For most of the century in the United States, statism has been built within a leftist, redistributionist ethos. To back and build the state, a rightist American state has to draw not from a deeply native tradition of political thought but one borrowed from European politics. It means turning to thinkers like Frederic List, Joseph De Maistre, Thomas Carlyle, and Carl Schmitt, and their anti-liberal historical context of putting up barriers to progress in favor of the throne-and-altar/blood-and-soil ethos of the old world that the founders decried for its illiberality.
The sense I’m getting from this shift is that it is not always conscious in the direction it is taking. It’s almost as if the proponents of Trumpism are not even aware of the extent to which the roots of this worldview are opposed to the liberalism at the heart of America’s founding as well as the principles that made America great in the past. Reaganism at least paid some obeisance to this tradition of thought; Trumpism ignores it almost entirely.
Meanwhile, there is an alternative to left and right that embraces the freedom of the individual and the self-managing structure of society. It has deep roots in Western philosophy, economics, law, and religion. To understand and champion it requires independence of mind. It means breaking away from the despotism of political fashion and the partisan tug-of-war to see the world as it is and could be.
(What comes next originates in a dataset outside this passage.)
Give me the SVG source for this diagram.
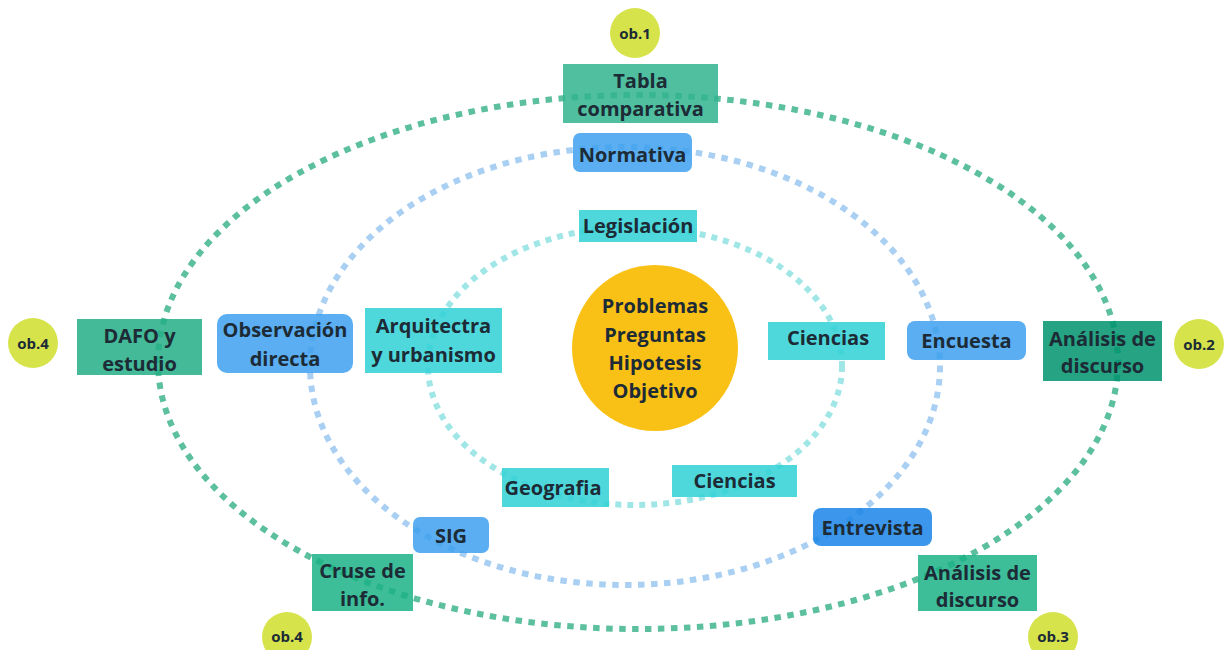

Turning away from either the left or the right and still failing to believe in pure freedom is a tragically missed opportunity, one that results from the terrible reality that classical liberalism as a philosophy has apparently failed to make a compelling restatement of itself in our times. This can happen in time, with persistence, courage, and indefatigable commitment to realizing the great goal of emancipating society from the grip of the overweening state.
The first step in the birth of a new and serious liberalism will require that intellectuals resist political winds from either right or left, stop dreaming of a state powerful enough to impose one’s artificial ideology on the world, and instead make a stand for freedom, human rights, and pluralism as the first principles of social and political organization.
The total state does not have to be the new normal. The best lesson of the astonishing triumph of Trumpism is that trends can change. The bipartisan consensus for government-controlled everything can be vanquished and replaced by authentic freedom. The intellectuals need to lead the way rather than falling in line with whatever the chief executive happens to believe at the moment.